◆ **Dataset excerpt**
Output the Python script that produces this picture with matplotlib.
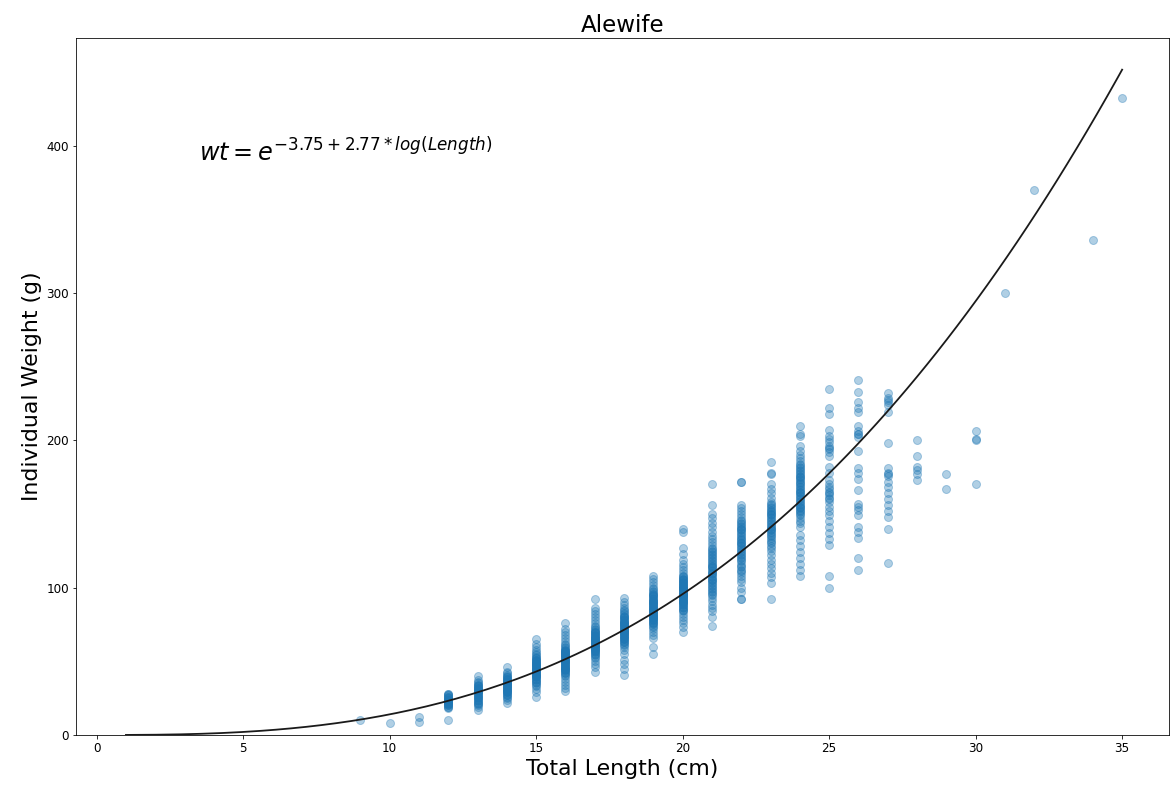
import numpy as np
import matplotlib as mpl; mpl.use("Agg"); import matplotlib.pyplot as plt

# weights (g) read per total length (cm)
w09 = [10]
w10 = [8]
w11 = [9, 12]
w12 = [10, 18, 19, 20, 21, 22, 23, 24, 25, 26, 27, 28, 19, 20, 21, 22, 23, 24, 25, 26, 27, 28, 22, 24]
w13 = [17, 19, 20, 21, 22, 23, 24, 25, 26, 27, 28, 29, 30, 31, 32, 33, 34, 35, 36, 37, 40,
       22, 24, 26, 28, 29, 30, 31, 32, 33, 34, 26, 30]
w14 = [22, 24, 25, 26, 27, 28, 29, 30, 31, 32, 33, 34, 35, 36, 37, 38, 39, 40, 41, 42, 43, 46,
       27, 29, 30, 31, 32, 33, 34, 35, 36, 37, 38, 39, 30, 33, 36]
w15 = [26, 29, 31, 33, 34, 35, 36, 37, 38, 39, 40, 41, 42, 43, 44, 45, 46, 47, 48, 49, 50, 51,
       52, 53, 54, 55, 56, 58, 60, 62, 65, 36, 38, 40, 41, 42, 43, 44, 45, 46, 47, 48, 49, 50,
       51, 52, 40, 44, 48]
w16 = [30, 32, 34, 36, 38, 40, 41, 42, 43, 44, 45, 46, 47, 48, 49, 50, 51, 52, 53, 54, 55, 56,
       57, 58, 59, 60, 61, 62, 64, 66, 68, 70, 72, 76, 42, 44, 45, 46, 47, 48, 49, 50, 51, 52,
       53, 54, 55, 56, 57, 58, 45, 50, 55]
w17 = [43, 46, 48, 50, 52, 53, 54, 55, 56, 57, 58, 59, 60, 61, 62, 63, 64, 65, 66, 67, 68, 69,
       70, 71, 72, 73, 74, 76, 78, 80, 82, 84, 86, 92, 55, 57, 58, 59, 60, 61, 62, 63, 64, 65,
       66, 67, 68, 70, 60, 65, 70]
w18 = [41, 45, 48, 51, 55, 58, 60, 61, 62, 63, 64, 65, 66, 67, 68, 69, 70, 71, 72, 73, 74, 75,
       76, 77, 78, 79, 80, 81, 82, 83, 84, 85, 86, 88, 90, 93, 63, 65, 66, 67, 68, 69, 70, 71,
       72, 73, 74, 75, 76, 77, 78, 80, 70, 75, 80]
w19 = [55, 60, 66, 68, 70, 72, 73, 74, 75, 76, 77, 78, 79, 80, 81, 82, 83, 84, 85, 86, 87, 88,
       89, 90, 91, 92, 93, 94, 95, 96, 97, 98, 99, 100, 102, 104, 106, 108, 76, 78, 79, 80, 81,
       82, 83, 84, 85, 86, 87, 88, 89, 90, 91, 92, 94, 96, 80, 85, 90]
w20 = [70, 73, 76, 78, 80, 82, 84, 85, 86, 87, 88, 89, 90, 91, 92, 93, 94, 95, 96, 97, 98, 99,
       100, 101, 102, 103, 104, 105, 106, 107, 108, 110, 112, 114, 116, 119, 123, 127, 138, 140,
       85, 87, 89, 90, 91, 92, 93, 94, 95, 96, 97, 98, 99, 100, 101, 102, 103, 104, 106, 108,
       90, 95, 100, 105]
w21 = [74, 80, 84, 86, 88, 91, 93, 95, 97, 99, 101, 103, 105, 107, 109, 111, 113, 115, 117,
       119, 121, 123, 125, 127, 129, 131, 133, 135, 138, 141, 144, 147, 150, 156, 170,
       96, 98, 100, 102, 104, 106, 108, 110, 112, 114, 116, 118, 120, 122, 124, 126, 105, 110, 115]
w22 = [92, 92, 97, 100, 104, 106, 108, 110, 112, 114, 116, 118, 120, 122, 124, 126, 128, 130,
       132, 134, 136, 138, 140, 142, 144, 146, 148, 150, 152, 154, 156, 172, 172,
       111, 115, 119, 121, 123, 125, 127, 129, 131, 133, 135, 137, 139, 141, 143, 145, 130, 140]
w23 = [92, 103, 107, 110, 113, 116, 119, 122, 125, 128, 130, 132, 134, 136, 138, 140, 142, 144,
       146, 148, 150, 152, 154, 156, 158, 161, 164, 167, 170, 177, 178, 185,
       127, 131, 135, 137, 139, 141, 143, 145, 147, 149, 151, 153, 155, 157, 140, 150]
w24 = [108, 112, 116, 120, 124, 128, 132, 136, 141, 144, 147, 150, 152, 154, 156, 158, 160, 162,
       164, 166, 168, 170, 172, 174, 176, 178, 180, 182, 184, 186, 188, 190, 193, 196, 203, 204,
       210, 145, 149, 151, 153, 155, 157, 159, 161, 163, 165, 167, 169, 171, 173, 175, 177, 179,
       181, 183, 155, 165, 175]
w25 = [100, 108, 129, 133, 137, 141, 145, 149, 152, 155, 158, 161, 164, 167, 170, 173, 178, 182,
       189, 192, 195, 199, 203, 207, 218, 222, 235, 160, 163, 165, 168, 194, 196, 201]
w26 = [112, 120, 134, 138, 141, 149, 153, 157, 166, 174, 178, 181, 193, 202, 204, 206, 210,
       219, 222, 226, 233, 241, 204, 155]
w27 = [117, 140, 148, 152, 156, 160, 164, 168, 172, 176, 178, 181, 198, 219, 224, 227, 229, 232,
       177, 226]
w28 = [173, 177, 180, 182, 189, 200]
w29 = [167, 177]
w30 = [170, 200, 201, 206]
w31 = [300]
w32 = [370]
w34 = [336]
w35 = [432]

# fitted length-weight model shown on the chart
a_coef, b_coef = -3.75, 2.774
len_min, len_max = 1, 35

groups = [(9, w09), (10, w10), (11, w11), (12, w12), (13, w13), (14, w14), (15, w15),
          (16, w16), (17, w17), (18, w18), (19, w19), (20, w20), (21, w21), (22, w22),
          (23, w23), (24, w24), (25, w25), (26, w26), (27, w27), (28, w28), (29, w29),
          (30, w30), (31, w31), (32, w32), (34, w34), (35, w35)]
length = np.concatenate([[L] * len(w) for L, w in groups])
weight = np.concatenate([w for _, w in groups])

fig = plt.figure(figsize=(1171 / 72, 788 / 72), dpi=72)
ax = fig.add_axes([0.065, 0.0673, 0.9333, 0.8845])
ax.scatter(length, weight, s=64, color="#1f77b4", alpha=0.35, linewidths=1)
xs = np.linspace(len_min, len_max, 200)
ax.plot(xs, np.exp(a_coef + b_coef * np.log(xs)), color="#1a1a1a", lw=1.8)
ax.set_ylim(0, 473)
ax.set_xlim(-0.7, 36.6)
ax.text(3.5, 389, r"$wt = e^{-3.75 + 2.77*log(Length)}$", fontsize=24)
ax.set_title("Alewife", fontsize=23)
ax.set_xlabel("Total Length (cm)", fontsize=22)
ax.set_ylabel("Individual Weight (g)", fontsize=22)
ax.set_yticks([0, 100, 200, 300, 400])
ax.tick_params(labelsize=12)
fig.savefig("out.png", dpi=72)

◆ **Goal**
Take the material above from its first line through the line holding "import matplotlib as" and set it down exactly, without the pictures.

◆ **Written reply**
Output the Python script that produces this picture with matplotlib.
import numpy as np
import matplotlib as mpl; mpl.use("Agg"); import matplotlib.pyplot as plt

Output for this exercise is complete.